HOMICIDE – MURDER – MANSLAUGHTER
Homicide is the act of a human killing another human. Murder, for example, is a type of homicide. Criminal homicide takes many forms including accidental or purposeful murder. The crime committed in a criminal homicide is determined by the mental state of the committing person and the extent of the crime.
Criminal homicides also include voluntary and involuntary manslaughter. An example of voluntary manslaughter is hitting someone with an intent to kill them, whereas involuntary manslaughter is unintentionally causing their death. The perpetrator does not receive the same legal action against them as a person convicted of murder.
California Penal Code 187 (California’s murder law) states that “(a) Murder is the unlawful killing of a human being, or a fetus, with malice aforethought. There are three severities of murder in California: First-degree murder, second-degree murder and Capital murder.
Manslaughter is the crime of killing a human being without malice aforethought, or otherwise in circumstances not amounting to murder.
Probable Penalties & Consequences
The sentencing for each type of murder can vary substantially depending on a defendant’s criminal record and the details of the case. Murder is always regarded as one of the most serious offenses, for which the law’s maximum penalty can be imposed. Most jurisdictions authorize a sentence for murder ranging up to life imprisonment, and a minimum sentence of imprisonment for a substantial number of years, commonly as many as ten or twenty.
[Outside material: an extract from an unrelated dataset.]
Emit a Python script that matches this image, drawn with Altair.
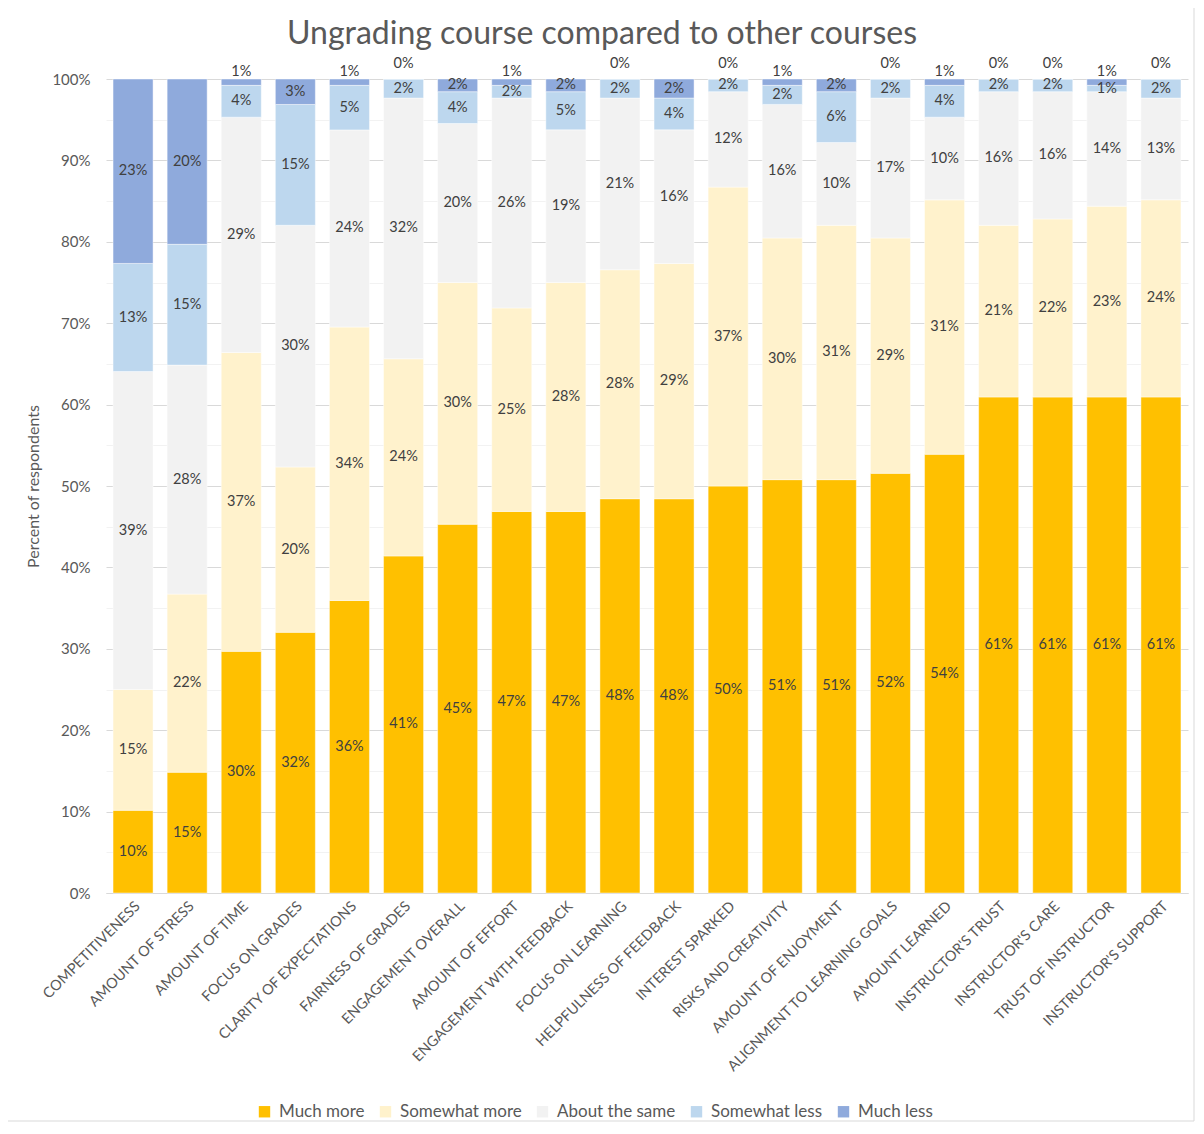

For the most serious category of murder, some jurisdictions provide a mandatory sentence of life imprisonment. Penalties for manslaughter vary and may be as high as ten or twenty years’ imprisonment, and a minimum of one or two. If involuntary manslaughter is treated separately, the maximum penalty is less—usually not more than five years’ imprisonment. The penalty for negligent homicide or vehicular homicide usually does not exceed three years’ imprisonment.